Leviticus is an important part of the story. We can’t cover our eyes or fast–forward through it. We need to learn to love it.

Singing The Bible

I was talking with someone yesterday who was expressing the all-too-common sentiment that he finds it hard to read the Bible. I don’t know how many people I’ve spoken to over the years about the importance of Bible reading, and had this response.

In contrast, its not often though that I find someone who finds it hard to listen to music.

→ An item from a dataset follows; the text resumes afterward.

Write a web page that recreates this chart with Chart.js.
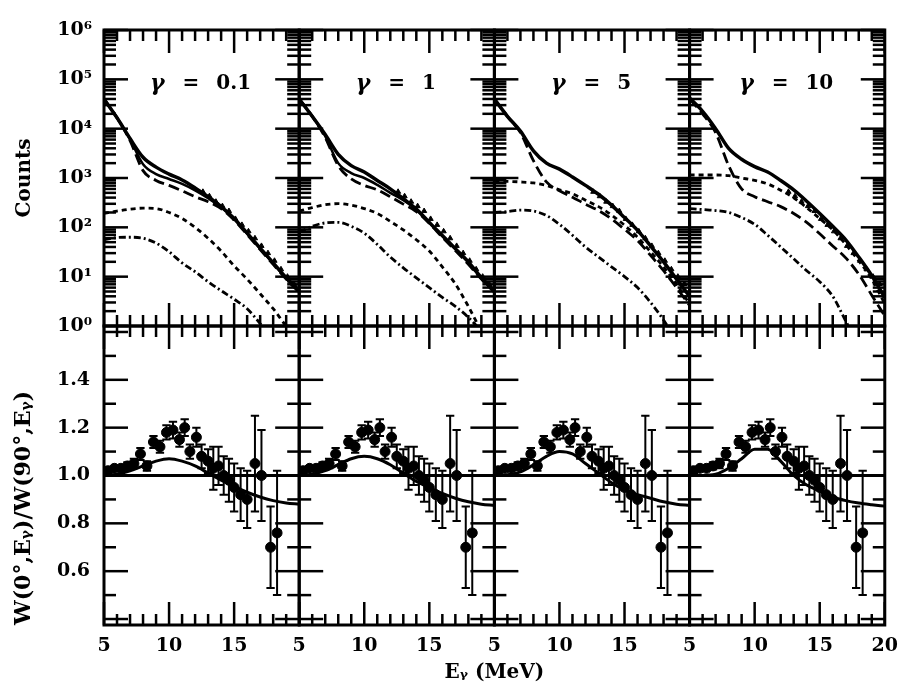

Just today I have loaded Spotify on to my computer. This application enables me to listen to music online – for free, and legally! I have gone through my Amazon wish list of all the CD’s I want but can’t afford and now have them set-up as playlists on my Spotify account. Sweet.

We love music.

Perhaps the reason we so often miss the power of Scripture is because we are reading in our heads rather than singing it out loud. It is only in the last 500 years that people have started reading silently in their heads. Before that, when people read, they read out loud.

And sang.

We see this most clearly with the Psalms. We all know that very often music has the ability to connect with us far more powerfully than words we read silently in our heads, or even words that we speak out loud. That’s why when we teach children things they need to remember we often do it by song – A,B,C,D… – and why we find it easier to remember worship songs than memory verses. And this is why the Psalms have been so powerful for worship – they are crying out to be sung.

Struggling with the Bible? Try singing the Psalms.

One way of looking at the Psalms is to compare them with the letters page of a newspaper or magazine. In a letters page there is some similarity about all the letters – they all have a beginning and an end, they all try to make a point, they are all recognisably letters. But different letters have different purposes – some letters will be letters of complaint, others will be letters of praise or thanks, some will be making a humorous observation, others will be asking for help or advice.

The Psalms are somewhat similar. They are all recognisably Psalms, but there are many different kinds of Psalm. Some are Psalms of complaint – “why is this happening to me God? Why don’t you do something about this situation God?” Others are Psalms of thanks – “God you are so good, so worthy of praise, you have treated me so well…” Some are Psalms of praise – “God is king, let’s all worship him.” Some Psalms are full of confidence while others are full of doubt; some are angry, others are happy. Many are petitions – “God won’t you please do this for me” – while others describe loss and heartache. Some of them are instructional or devotional – they are meant to teach us about God and his character. Some Psalms are very personal, very individual, describing one persons desires and longings. Others are very communal, expressing the hopes and dreams of all the people of God. And there are other types of Psalm besides.

To my friend who was struggling with Bible reading I suggested getting an MP3 audio Bible download. Perhaps even better advice would have been to sing a Psalm.